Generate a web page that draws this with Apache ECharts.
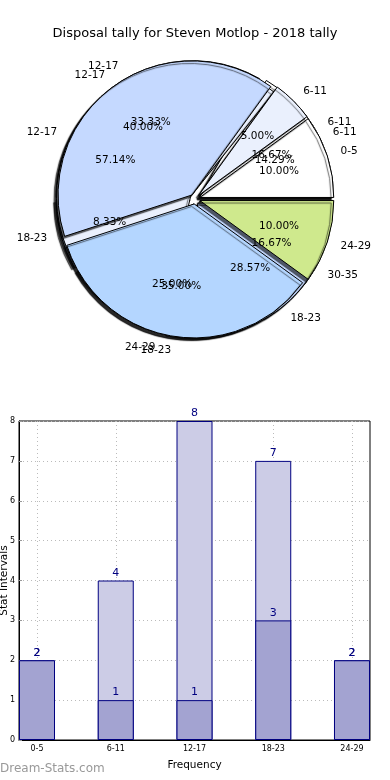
<!DOCTYPE html>
<html>
<head>
<meta charset="utf-8">
<script src="https://cdn.jsdelivr.net/npm/echarts@6/dist/echarts.min.js"></script>
<style>
html,body{margin:0;padding:0;background:#fff;}
#chart{width:390px;height:780px;}
</style>
</head>
<body>
<div id="chart"></div>
<script>
// ---- Pie data (three overlaid tallies) ----
const pieCatsA = ['6-11', '12-17', '18-23'];
const pieValsA = [1, 4, 2];
const pieCatsB = ['6-11', '12-17', '18-23', '24-29', '30-35'];
const pieValsB = [2, 4, 1, 3, 2];
const pieCatsC = ['0-5', '6-11', '12-17', '18-23', '24-29'];
const pieValsC = [2, 1, 8, 7, 2];
const sliceColors = ['#ffffff', '#eaf0fd', '#c5d9ff', '#b4d6ff', '#cfe98d'];

// ---- Bar data ----
const barCats = ['0-5', '6-11', '12-17', '18-23', '24-29'];
const barTotals = [2, 4, 8, 7, 2];
const barSub = [2, 1, 1, 3, 2];
const yTickMax = 8;

const FONT = 'DejaVu Sans';
const R = 134;
const CENTER = [195, 199];

function pieLayer(cats, vals, z) {
  const data = cats.map((c, i) => ({
    name: c, value: vals[i], selected: true,
    itemStyle: { color: sliceColors[i % sliceColors.length] }
  }));
  const wedge = {
    type: 'pie', center: CENTER, radius: R, startAngle: 0, clockwise: false,
    avoidLabelOverlap: false, selectedMode: 'multiple', selectedOffset: 5,
    z: z, animation: false, silent: true,
    labelLayout: { hideOverlap: false },
    itemStyle: {
      borderColor: '#000', borderWidth: 1,
      shadowColor: 'rgba(0,0,0,0.6)', shadowBlur: 1, shadowOffsetX: -2.5, shadowOffsetY: 2.5
    },
    label: { position: 'outside', formatter: '{b}', fontSize: 10.5, color: '#000', fontFamily: FONT, distanceToLabelLine: 0 },
    labelLine: { show: false, length: 14, length2: 0 },
    emphasis: { disabled: true },
    data: data
  };
  const pct = {
    type: 'pie', center: CENTER, radius: [R * 0.2, R], startAngle: 0, clockwise: false,
    avoidLabelOverlap: false, selectedMode: 'multiple', selectedOffset: 5,
    z: 20, animation: false, silent: true,
    labelLayout: { hideOverlap: false },
    itemStyle: { color: 'rgba(0,0,0,0)', borderWidth: 0 },
    label: { position: 'inside', formatter: p => p.percent.toFixed(2) + '%', fontSize: 10.5, color: '#000', fontFamily: FONT },
    labelLine: { show: false },
    emphasis: { disabled: true },
    data: cats.map((c, i) => ({ name: c, value: vals[i], selected: true }))
  };
  return [wedge, pct];
}

const barLabel = { show: true, position: 'top', distance: 2, color: '#000080', fontSize: 11, fontFamily: FONT };

const option = {
  backgroundColor: '#fff',
  animation: false,
  title: {
    text: 'Disposal tally for Steven Motlop - 2018 tally',
    left: 'center', top: 22,
    textStyle: { fontSize: 13, fontWeight: 'normal', color: '#000', fontFamily: FONT }
  },
  grid: { left: 19, right: 20, top: 421, bottom: 40, show: true, borderColor: '#000', borderWidth: 1, containLabel: false, outerBoundsMode: 'none' },
  xAxis: {
    type: 'value', min: -0.2286, max: 4.2286,
    name: 'Frequency', nameLocation: 'middle', nameGap: 20, nameMoveOverlap: false,
    nameTextStyle: { fontSize: 10.5, color: '#000', fontFamily: FONT },
    axisLine: { show: true, onZero: false, lineStyle: { color: '#000' } },
    axisTick: { show: true, inside: true, length: 3, customValues: [0, 1, 2, 3, 4], lineStyle: { color: '#999' } },
    axisLabel: { customValues: [0, 1, 2, 3, 4], formatter: v => barCats[Math.round(v)], fontSize: 8, color: '#000', fontFamily: FONT, margin: 5 },
    splitLine: { show: true, lineStyle: { color: '#bbb', type: [1, 3] } }
  },
  yAxis: {
    type: 'value', min: 0, max: yTickMax, interval: 1,
    name: 'Stat Intervals', nameLocation: 'middle', nameGap: 9, nameMoveOverlap: false,
    nameTextStyle: { fontSize: 10.5, color: '#000', fontFamily: FONT },
    axisLine: { show: true, onZero: false, lineStyle: { color: '#000' } },
    axisTick: { show: true, inside: true, length: 3, lineStyle: { color: '#999' } },
    axisLabel: { fontSize: 8, color: '#000', fontFamily: FONT, margin: 4 },
    splitLine: { show: true, lineStyle: { color: '#bbb', type: [1, 3] } }
  },
  graphic: [{
    type: 'text', left: 0, top: 763,
    style: { text: 'Dream-Stats.com', fill: '#999', font: '12px "DejaVu Sans"' }
  }],
  series: [
    ...pieLayer(pieCatsB, pieValsB, 2),
    ...pieLayer(pieCatsA, pieValsA, 3),
    ...pieLayer(pieCatsC, pieValsC, 4),
    {
      type: 'bar', barWidth: 36, barGap: '-100%', z: 2,
      labelLayout: { hideOverlap: false },
      itemStyle: { color: '#ccccE6', borderColor: '#000080', borderWidth: 1 },
      label: barLabel,
      data: barTotals.map((v, i) => [i, v])
    },
    {
      type: 'bar', barWidth: 36, barGap: '-100%', z: 3,
      labelLayout: { hideOverlap: false },
      itemStyle: { color: '#a3a3d1', borderColor: '#000080', borderWidth: 1 },
      label: barLabel,
      data: barSub.map((v, i) => [i, v])
    }
  ]
};

const chart = echarts.init(document.getElementById('chart'), null, { renderer: 'canvas' });
chart.setOption(option);
</script>
</body>
</html>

══════════════════════════════

▶ [What you need to do]
Ignore the images and quote every line of the listing exactly.

▶ [Full response]
Generate a web page that draws this with Apache ECharts.
<!DOCTYPE html>
<html>
<head>
<meta charset="utf-8">
<script src="https://cdn.jsdelivr.net/npm/echarts@6/dist/echarts.min.js"></script>
<style>
html,body{margin:0;padding:0;background:#fff;}
#chart{width:390px;height:780px;}
</style>
</head>
<body>
<div id="chart"></div>
<script>
// ---- Pie data (three overlaid tallies) ----
const pieCatsA = ['6-11', '12-17', '18-23'];
const pieValsA = [1, 4, 2];
const pieCatsB = ['6-11', '12-17', '18-23', '24-29', '30-35'];
const pieValsB = [2, 4, 1, 3, 2];
const pieCatsC = ['0-5', '6-11', '12-17', '18-23', '24-29'];
const pieValsC = [2, 1, 8, 7, 2];
const sliceColors = ['#ffffff', '#eaf0fd', '#c5d9ff', '#b4d6ff', '#cfe98d'];

// ---- Bar data ----
const barCats = ['0-5', '6-11', '12-17', '18-23', '24-29'];
const barTotals = [2, 4, 8, 7, 2];
const barSub = [2, 1, 1, 3, 2];
const yTickMax = 8;

const FONT = 'DejaVu Sans';
const R = 134;
const CENTER = [195, 199];

function pieLayer(cats, vals, z) {
  const data = cats.map((c, i) => ({
    name: c, value: vals[i], selected: true,
    itemStyle: { color: sliceColors[i % sliceColors.length] }
  }));
  const wedge = {
    type: 'pie', center: CENTER, radius: R, startAngle: 0, clockwise: false,
    avoidLabelOverlap: false, selectedMode: 'multiple', selectedOffset: 5,
    z: z, animation: false, silent: true,
    labelLayout: { hideOverlap: false },
    itemStyle: {
      borderColor: '#000', borderWidth: 1,
      shadowColor: 'rgba(0,0,0,0.6)', shadowBlur: 1, shadowOffsetX: -2.5, shadowOffsetY: 2.5
    },
    label: { position: 'outside', formatter: '{b}', fontSize: 10.5, color: '#000', fontFamily: FONT, distanceToLabelLine: 0 },
    labelLine: { show: false, length: 14, length2: 0 },
    emphasis: { disabled: true },
    data: data
  };
  const pct = {
    type: 'pie', center: CENTER, radius: [R * 0.2, R], startAngle: 0, clockwise: false,
    avoidLabelOverlap: false, selectedMode: 'multiple', selectedOffset: 5,
    z: 20, animation: false, silent: true,
    labelLayout: { hideOverlap: false },
    itemStyle: { color: 'rgba(0,0,0,0)', borderWidth: 0 },
    label: { position: 'inside', formatter: p => p.percent.toFixed(2) + '%', fontSize: 10.5, color: '#000', fontFamily: FONT },
    labelLine: { show: false },
    emphasis: { disabled: true },
    data: cats.map((c, i) => ({ name: c, value: vals[i], selected: true }))
  };
  return [wedge, pct];
}

const barLabel = { show: true, position: 'top', distance: 2, color: '#000080', fontSize: 11, fontFamily: FONT };

const option = {
  backgroundColor: '#fff',
  animation: false,
  title: {
    text: 'Disposal tally for Steven Motlop - 2018 tally',
    left: 'center', top: 22,
    textStyle: { fontSize: 13, fontWeight: 'normal', color: '#000', fontFamily: FONT }
  },
  grid: { left: 19, right: 20, top: 421, bottom: 40, show: true, borderColor: '#000', borderWidth: 1, containLabel: false, outerBoundsMode: 'none' },
  xAxis: {
    type: 'value', min: -0.2286, max: 4.2286,
    name: 'Frequency', nameLocation: 'middle', nameGap: 20, nameMoveOverlap: false,
    nameTextStyle: { fontSize: 10.5, color: '#000', fontFamily: FONT },
    axisLine: { show: true, onZero: false, lineStyle: { color: '#000' } },
    axisTick: { show: true, inside: true, length: 3, customValues: [0, 1, 2, 3, 4], lineStyle: { color: '#999' } },
    axisLabel: { customValues: [0, 1, 2, 3, 4], formatter: v => barCats[Math.round(v)], fontSize: 8, color: '#000', fontFamily: FONT, margin: 5 },
    splitLine: { show: true, lineStyle: { color: '#bbb', type: [1, 3] } }
  },
  yAxis: {
    type: 'value', min: 0, max: yTickMax, interval: 1,
    name: 'Stat Intervals', nameLocation: 'middle', nameGap: 9, nameMoveOverlap: false,
    nameTextStyle: { fontSize: 10.5, color: '#000', fontFamily: FONT },
    axisLine: { show: true, onZero: false, lineStyle: { color: '#000' } },
    axisTick: { show: true, inside: true, length: 3, lineStyle: { color: '#999' } },
    axisLabel: { fontSize: 8, color: '#000', fontFamily: FONT, margin: 4 },
    splitLine: { show: true, lineStyle: { color: '#bbb', type: [1, 3] } }
  },
  graphic: [{
    type: 'text', left: 0, top: 763,
    style: { text: 'Dream-Stats.com', fill: '#999', font: '12px "DejaVu Sans"' }
  }],
  series: [
    ...pieLayer(pieCatsB, pieValsB, 2),
    ...pieLayer(pieCatsA, pieValsA, 3),
    ...pieLayer(pieCatsC, pieValsC, 4),
    {
      type: 'bar', barWidth: 36, barGap: '-100%', z: 2,
      labelLayout: { hideOverlap: false },
      itemStyle: { color: '#ccccE6', borderColor: '#000080', borderWidth: 1 },
      label: barLabel,
      data: barTotals.map((v, i) => [i, v])
    },
    {
      type: 'bar', barWidth: 36, barGap: '-100%', z: 3,
      labelLayout: { hideOverlap: false },
      itemStyle: { color: '#a3a3d1', borderColor: '#000080', borderWidth: 1 },
      label: barLabel,
      data: barSub.map((v, i) => [i, v])
    }
  ]
};

const chart = echarts.init(document.getElementById('chart'), null, { renderer: 'canvas' });
chart.setOption(option);
</script>
</body>
</html>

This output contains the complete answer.